Alberto Coddou Ortíz (12 August 1875 – 19 February 1947) was a Chilean lawyer, academic, politician and public official.'

He was one of the founders of the University of Concepción and served as the first dean of its Faculty of Legal and Social Sciences, established in 1929. He also served as Minister of Education in 1932 and as president of the State Defense Council from 1942 until his death in 1947.

== Early life ==
Coddou was born in Concepción, Chile, on 12 August 1875. His parents were Francisco Javier Coddou Trotobas, a hotel entrepreneur of French origin, and Beatriz Ortíz Ojeda. His brother was physician René Coddou.

He studied at the Liceo de Concepción and subsequently attended the Curso Fiscal de Leyes, qualifying as a lawyer in December 1898. His undergraduate thesis was entitled El plazo i la condición en las promesas de celebración de contratos.

In 1900, Coddou married María Binimelis Hidalgo, with whom he had ten children: María Beatriz, Luisa, Adriana, Alberto, Elena, Jorge, Graciela, Gabriela, Florencia and Víctor. Their son Alberto Coddou Binimelis followed his father into the legal profession and studied law at the newly established University of Concepción, graduating in 1930.

Together with his classmate Humberto Enríquez, he received the Premio de Ambrossy, now known as the Premio Universidad de Concepción, in recognition of their academic performance.

== Academic career ==
Coddou taught mathematics at the Liceo de Concepción and political economy and administrative law at its Curso Fiscal de Leyes. He continued to teach the latter subjects at the University of Concepción until 1939.

In 1915, he was appointed the first vice-president of the Instituto de Abogados de Concepción, the predecessor of the city's bar association.

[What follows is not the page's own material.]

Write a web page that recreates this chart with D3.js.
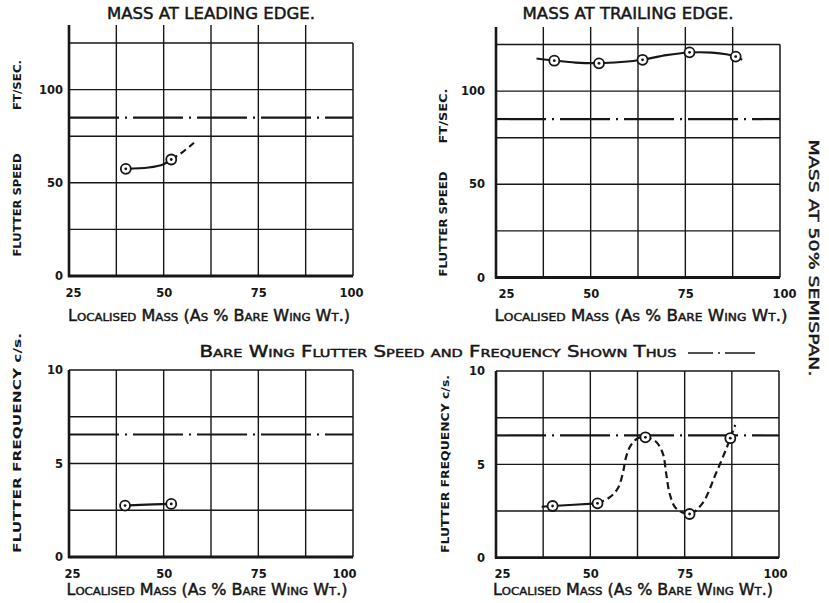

In 1917, Coddou joined Enrique Molina Garmendia and other prominent figures from Concepción in establishing the Comité Pro Universidad y Hospital Clínico, an initiative that contributed to the foundation of the University of Concepción on 14 May 1919.

Following the abolition of the Curso Fiscal de Leyes in 1928, Coddou, Julio Parada Benavente and other lawyers advocated for its incorporation into the University of Concepción. When the university's Faculty of Legal and Social Sciences was established in 1929, Coddou was elected its first dean. He was subsequently re-elected and remained dean until 1939.

In June 1935, he was elected president of the Colegio de Abogados de Concepción.

== Political career ==
A member of the Radical Party, Coddou served for many years as president of the party's Concepción assembly.

In October 1932, during the provisional presidency of Abraham Oyanedel, Coddou was appointed Minister of Education. He remained in office until the end of Oyanedel's provisional administration in December 1932.

In June 1939, President Pedro Aguirre Cerda appointed Coddou vice-president of the Corporación de Reconstrucción y Auxilio, the state agency established in the aftermath of the 1939 Chillán earthquake. The position required him to relocate to Santiago, prompting his resignation as dean of the Faculty of Legal and Social Sciences and from his teaching positions at the University of Concepción.

In 1942, Coddou was appointed president of the State Defense Council, a position he held until his death.

== Death ==
Coddou died in Providencia, Santiago, on 19 February 1947, at the age of 71.